── GIVEN MATERIAL ──

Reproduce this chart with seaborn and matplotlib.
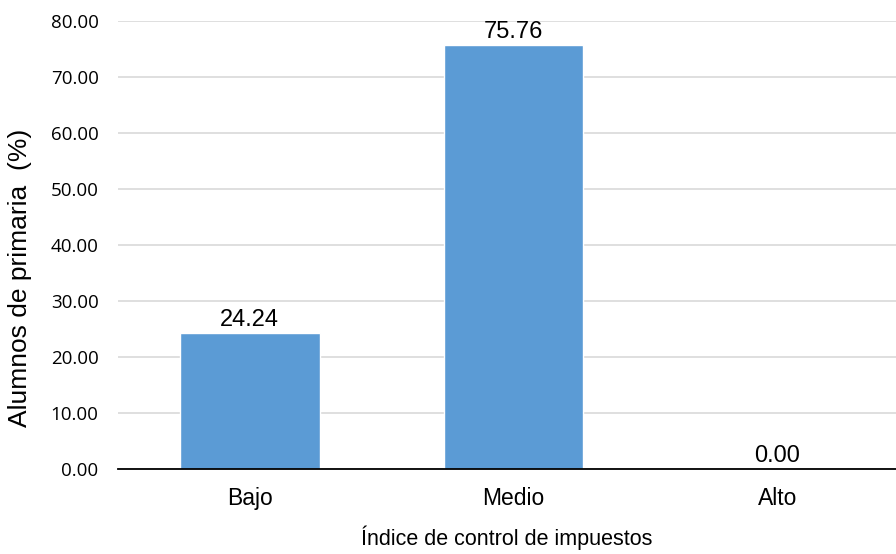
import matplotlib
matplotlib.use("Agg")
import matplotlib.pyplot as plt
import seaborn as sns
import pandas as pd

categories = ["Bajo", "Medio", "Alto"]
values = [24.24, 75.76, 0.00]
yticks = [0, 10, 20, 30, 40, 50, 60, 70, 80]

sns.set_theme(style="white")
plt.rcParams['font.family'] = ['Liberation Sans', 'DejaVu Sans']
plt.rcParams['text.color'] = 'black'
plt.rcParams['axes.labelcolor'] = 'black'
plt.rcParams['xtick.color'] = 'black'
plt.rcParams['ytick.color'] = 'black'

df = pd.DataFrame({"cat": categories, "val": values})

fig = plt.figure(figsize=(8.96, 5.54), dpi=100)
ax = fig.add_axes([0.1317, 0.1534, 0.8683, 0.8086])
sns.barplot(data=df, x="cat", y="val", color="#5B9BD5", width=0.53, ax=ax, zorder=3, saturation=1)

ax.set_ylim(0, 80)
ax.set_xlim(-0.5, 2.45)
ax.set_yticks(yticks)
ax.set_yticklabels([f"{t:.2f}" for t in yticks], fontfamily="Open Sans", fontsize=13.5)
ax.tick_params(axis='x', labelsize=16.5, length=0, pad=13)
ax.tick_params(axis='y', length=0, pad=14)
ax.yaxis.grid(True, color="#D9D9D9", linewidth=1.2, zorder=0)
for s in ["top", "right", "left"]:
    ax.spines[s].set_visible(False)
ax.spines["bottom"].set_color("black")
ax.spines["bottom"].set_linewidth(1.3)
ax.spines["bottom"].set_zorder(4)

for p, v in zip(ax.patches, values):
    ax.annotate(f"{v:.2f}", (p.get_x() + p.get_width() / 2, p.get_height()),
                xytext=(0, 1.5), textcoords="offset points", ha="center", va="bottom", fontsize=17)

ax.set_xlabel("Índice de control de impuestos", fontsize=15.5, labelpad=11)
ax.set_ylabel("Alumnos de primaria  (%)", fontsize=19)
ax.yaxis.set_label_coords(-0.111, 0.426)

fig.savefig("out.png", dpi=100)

───

Extract the full listing exactly, with the pictures left out.

Reproduce this chart with seaborn and matplotlib.
import matplotlib
matplotlib.use("Agg")
import matplotlib.pyplot as plt
import seaborn as sns
import pandas as pd

categories = ["Bajo", "Medio", "Alto"]
values = [24.24, 75.76, 0.00]
yticks = [0, 10, 20, 30, 40, 50, 60, 70, 80]

sns.set_theme(style="white")
plt.rcParams['font.family'] = ['Liberation Sans', 'DejaVu Sans']
plt.rcParams['text.color'] = 'black'
plt.rcParams['axes.labelcolor'] = 'black'
plt.rcParams['xtick.color'] = 'black'
plt.rcParams['ytick.color'] = 'black'

df = pd.DataFrame({"cat": categories, "val": values})

fig = plt.figure(figsize=(8.96, 5.54), dpi=100)
ax = fig.add_axes([0.1317, 0.1534, 0.8683, 0.8086])
sns.barplot(data=df, x="cat", y="val", color="#5B9BD5", width=0.53, ax=ax, zorder=3, saturation=1)

ax.set_ylim(0, 80)
ax.set_xlim(-0.5, 2.45)
ax.set_yticks(yticks)
ax.set_yticklabels([f"{t:.2f}" for t in yticks], fontfamily="Open Sans", fontsize=13.5)
ax.tick_params(axis='x', labelsize=16.5, length=0, pad=13)
ax.tick_params(axis='y', length=0, pad=14)
ax.yaxis.grid(True, color="#D9D9D9", linewidth=1.2, zorder=0)
for s in ["top", "right", "left"]:
    ax.spines[s].set_visible(False)
ax.spines["bottom"].set_color("black")
ax.spines["bottom"].set_linewidth(1.3)
ax.spines["bottom"].set_zorder(4)

for p, v in zip(ax.patches, values):
    ax.annotate(f"{v:.2f}", (p.get_x() + p.get_width() / 2, p.get_height()),
                xytext=(0, 1.5), textcoords="offset points", ha="center", va="bottom", fontsize=17)

ax.set_xlabel("Índice de control de impuestos", fontsize=15.5, labelpad=11)
ax.set_ylabel("Alumnos de primaria  (%)", fontsize=19)
ax.yaxis.set_label_coords(-0.111, 0.426)

fig.savefig("out.png", dpi=100)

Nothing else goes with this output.